The share of podcasts that record video in 2026 is somewhere between 31% and 71%, and the gap is the whole story. The Independent Podcaster Report 2025 puts creators publishing a full video episode alongside their audio at 31%; Sounds Profitable's "The Creators 2025" (Signal Hill Insights, n=5,035) puts creators producing video in any form at 71%. Both are real. They just measure different things. On the audience side the picture is cleaner: about 37% of US podcast listeners use YouTube as their primary platform, making it the #1 US podcast platform ahead of Spotify (Edison Infinite Dial 2025).
So is video table stakes? For discovery, effectively yes, the people who find new shows are watching. For production, not quite, a camera is now the default expectation, but audio is still where most listening happens. This piece reconciles the conflicting adoption numbers, tracks the platform shift year over year, and draws the line between "video-forward" and "video-only." Every figure names its source and its caveat.
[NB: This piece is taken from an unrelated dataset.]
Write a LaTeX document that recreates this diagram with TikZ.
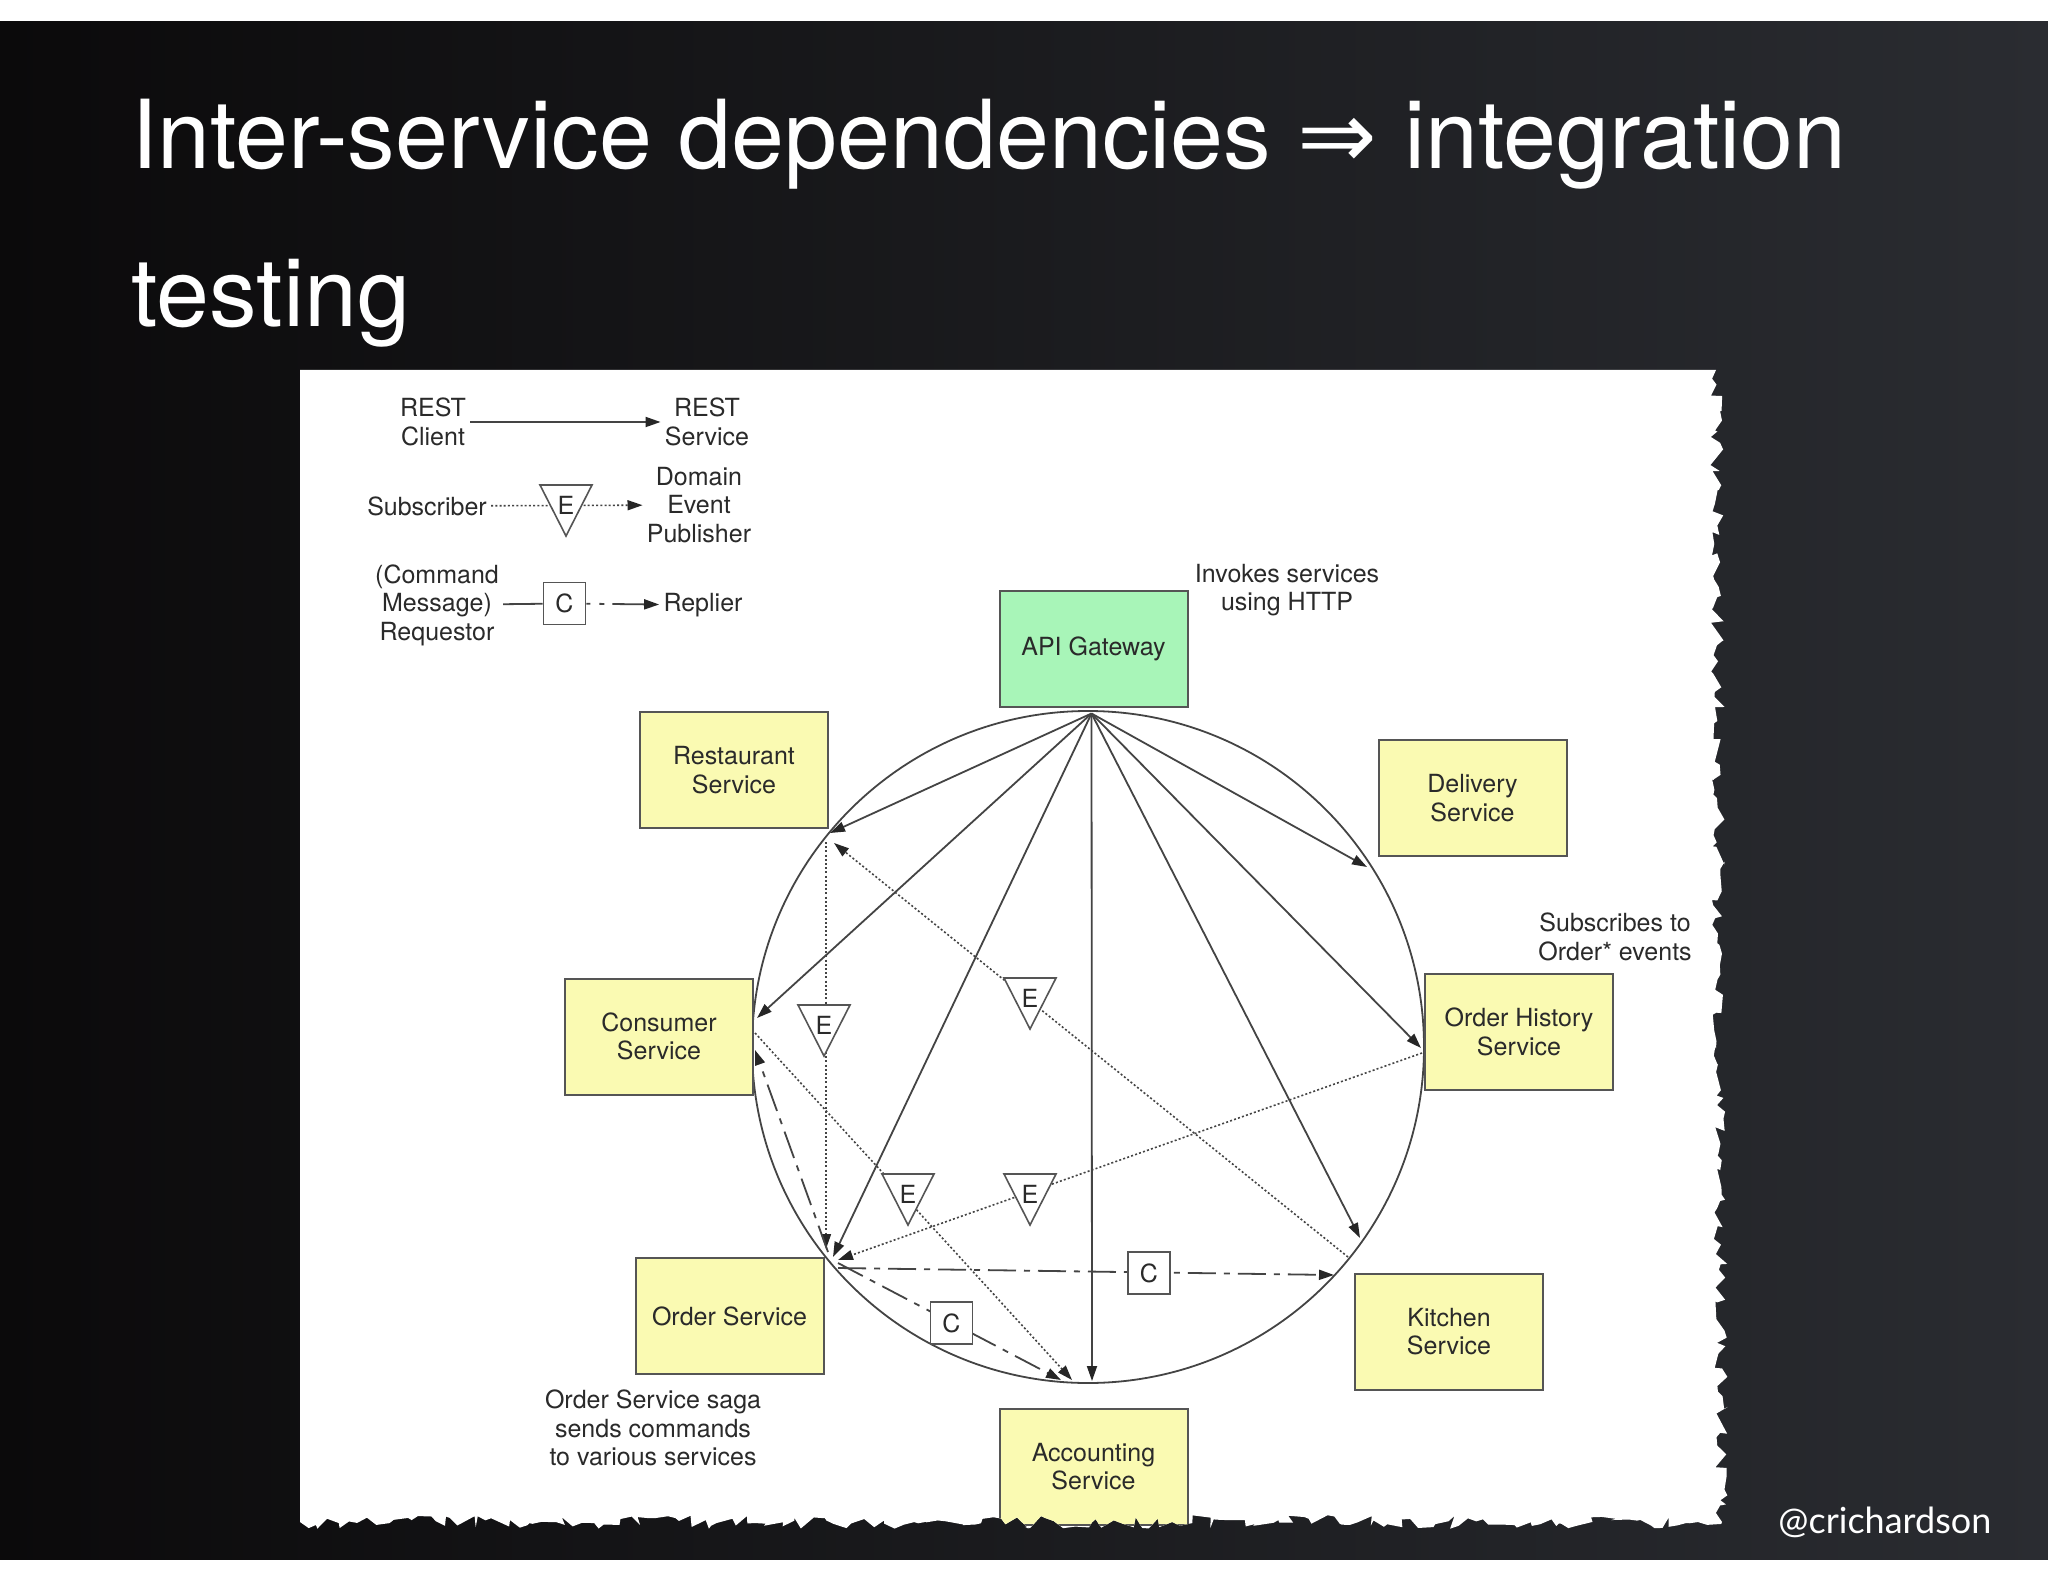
\documentclass[tikz,border=0pt]{standalone}
\usepackage{fontspec}
\setmainfont{TeX Gyre Heros}
\newfontfamily\symfont{DejaVu Sans}
\newfontfamily\wmfont{Lato}
\usetikzlibrary{arrows.meta,calc,decorations.pathmorphing}
\definecolor{boxy}{HTML}{FAFAB2}
\definecolor{gwgreen}{HTML}{A8F5B8}
\definecolor{bord}{HTML}{555555}
\definecolor{ln}{HTML}{444444}
\definecolor{txt}{HTML}{2A2A2A}
\definecolor{bgL}{HTML}{0B0A0B}
\definecolor{bgR}{HTML}{2A2C31}
\newcommand\diafont{\fontsize{12.5}{14.2}\selectfont}
\newcommand\evtri[2]{%
  \path (#2) coordinate (#1c);
  \draw[etri] ($(#1c)+(-26,-20)$) -- ($(#1c)+(26,-20)$) -- ($(#1c)+(0,31)$) -- cycle;
  \node[etxt] (#1) at (#1c) {E};}
\tikzset{
  svc/.style={draw=bord, line width=1pt, fill=boxy, minimum width=94pt, minimum height=58pt, align=center, font=\diafont, text=txt, inner sep=0pt},
  gw/.style={svc, fill=gwgreen},
  lbl/.style={align=center, font=\diafont, text=txt, inner sep=2pt},
  conn/.style={draw=ln, line width=0.9pt},
  tip/.style={-{Triangle[length=7.5pt,width=5pt,color=black!85]}},
  restarrow/.style={conn, tip},
  evt/.style={conn, line width=0.8pt, dash pattern=on 1pt off 1.1pt, tip},
  cmd/.style={conn, dash pattern=on 14pt off 4pt on 3pt off 4pt, tip},
  legcmd/.style={conn, dash pattern=on 2pt off 4.5pt on 2.5pt off 4pt on 40pt off 1pt, tip},
  etri/.style={draw=bord, fill=white, line width=0.8pt, line join=miter},
  etxt/.style={font=\diafont, text=txt, inner sep=0pt},
  cbox/.style={draw=bord, fill=white, line width=0.9pt, minimum size=21pt, inner sep=0pt, font=\diafont, text=txt}
}
\begin{document}
\begin{tikzpicture}[x=0.5pt,y=-0.5pt]
\useasboundingbox (0,0) rectangle (2048,1582);
\fill[white] (0,0) rectangle (2048,1582);
\shade[left color=bgL, right color=bgR] (0,22) rectangle (2048,1559);

% title
\node[anchor=base west, text=white, inner sep=0pt, font=\fontsize{47.6}{56}\selectfont] (title1) at (131,169) {Inter-service dependencies {\symfont ⇒} integration};
\node[anchor=base west, text=white, inner sep=0pt, font=\fontsize{47.6}{56}\selectfont] (title2) at (131,327) {testing};

% paper
\begin{scope}
\pgfmathsetseed{42}
\clip (300,370) -- (1716,370) decorate[decoration={random steps,segment length=3.5pt,amplitude=3.4pt}]{ -- (1722,1522) -- (300,1522)} -- cycle;
\fill[white] (0,0) rectangle (2048,1582);

% legend
\node[lbl] (rcli) at (433,422) {REST\\Client};
\node[lbl] (rsrv) at (707,422) {REST\\Service};
\draw[restarrow] (rcli) -- (rsrv);
\node[lbl] (subs) at (427,506) {Subscriber};
\node[lbl] (pub) at (699,505) {Domain\\Event\\Publisher};
\draw[evt] (subs) -- (pub);
\evtri{le}{566,505}
\node[lbl] (req) at (437,605) {(Command\\Message)\\Requestor};
\node[lbl] (repl) at (703,605) {Replier};
\node[cbox] (lc) at (564.5,603.5) {C};
\draw[conn] (req) -- (lc);
\draw[legcmd] (lc) -- (repl);

% annotations
\node[lbl] (inv) at (1287,590) {Invokes services\\using HTTP};
\node[lbl] (subn) at (1615,937) {Subscribes to\\Order* events};
\node[lbl] (saga) at (653,1428) {Order Service saga\\sends commands\\to various services};

% circle
\coordinate (ctr) at (1088,1047);
\draw[conn] (ctr) circle[radius=336];

% services
\node[gw] (api) at (1093.5,648.5) {API Gateway};
\node[svc] (rest) at (734,770) {Restaurant\\Service};
\node[svc] (deliv) at (1472.5,798) {Delivery\\Service};
\node[svc] (cons) at (659,1036.5) {Consumer\\Service};
\node[svc] (ohist) at (1519,1032) {Order History\\Service};
\node[svc] (kitch) at (1449,1331.5) {Kitchen\\Service};
\node[svc] (order) at (729.5,1316) {Order Service};
\node[svc] (acct) at (1093.5,1466.5) {Accounting\\Service};

% end points on the circle
\coordinate (hub) at ($(api.south)+(-2,6)$);
\coordinate (eRest) at (830,833);
\coordinate (eCons) at (757,1018);
\coordinate (eOrd) at (833,1257);
\coordinate (eAcc) at (1092,1381);
\coordinate (eKit) at (1360,1238);
\coordinate (eOH) at (1421,1048);
\coordinate (eDel) at (1367,867);

% REST calls from API gateway
\foreach \e in {eRest,eCons,eOrd,eAcc,eKit,eOH,eDel}
  \draw[restarrow] (hub) -- (\e);

% domain events
\coordinate (kitA) at (1348,1257);
\coordinate (restB) at (834,843);
\draw[evt] (kitA) -- (restB);
\coordinate (restV) at (826,842);
\coordinate (ordV) at (826,1249);
\draw[evt] (restV) -- (ordV);
\coordinate (consA) at (755,1033);
\coordinate (accB) at (1072,1380);
\draw[evt] (consA) -- (accB);
\coordinate (ohA) at (1422,1053);
\coordinate (ordB) at (838,1260);
\draw[evt] (ohA) -- (ordB);

% commands
\coordinate (ordC1) at (828,1252);
\coordinate (consC) at (755,1050);
\draw[cmd] (ordC1) -- (consC);
\coordinate (ordC2) at (838,1268);
\coordinate (kitC) at (1334,1275);
\draw[cmd] (ordC2) -- (kitC);
\coordinate (ordC3) at (838,1263);
\coordinate (accC) at (1061,1380);
\draw[cmd] (ordC3) -- (accC);

% event triangles and command boxes
\evtri{e1}{824,1025}
\evtri{e2}{1030,998}
\evtri{e3}{908,1194}
\evtri{e4}{1030,1194}
\node[cbox] (c1) at (951.5,1323) {C};
\node[cbox] (c2) at (1149,1273) {C};
\end{scope}

% watermark
\node[anchor=base west, text=white, inner sep=0pt, font=\wmfont\fontsize{18}{20}\selectfont] (wm) at (1778,1533) {@crichardson};
\end{tikzpicture}
\end{document}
How many podcasts actually record video?
There is no single correct number, because the surveys ask different questions. The defensible range is 31% to 71% of active creators, depending on whether you count "publishes a full video episode" or "records video in any form." If you need one figure for planning, use the middle: roughly half of active shows now record video in some form, and the share is climbing every reporting cycle.
The disagreement is not sloppiness, it is a definition problem worth understanding before you cite anyone:
- 31% publish a full video version of the episode alongside the audio feed (Independent Podcaster Report 2025, via The Podcast Host). A further 32% don't make video yet but are considering it; 19% have no video and no plans.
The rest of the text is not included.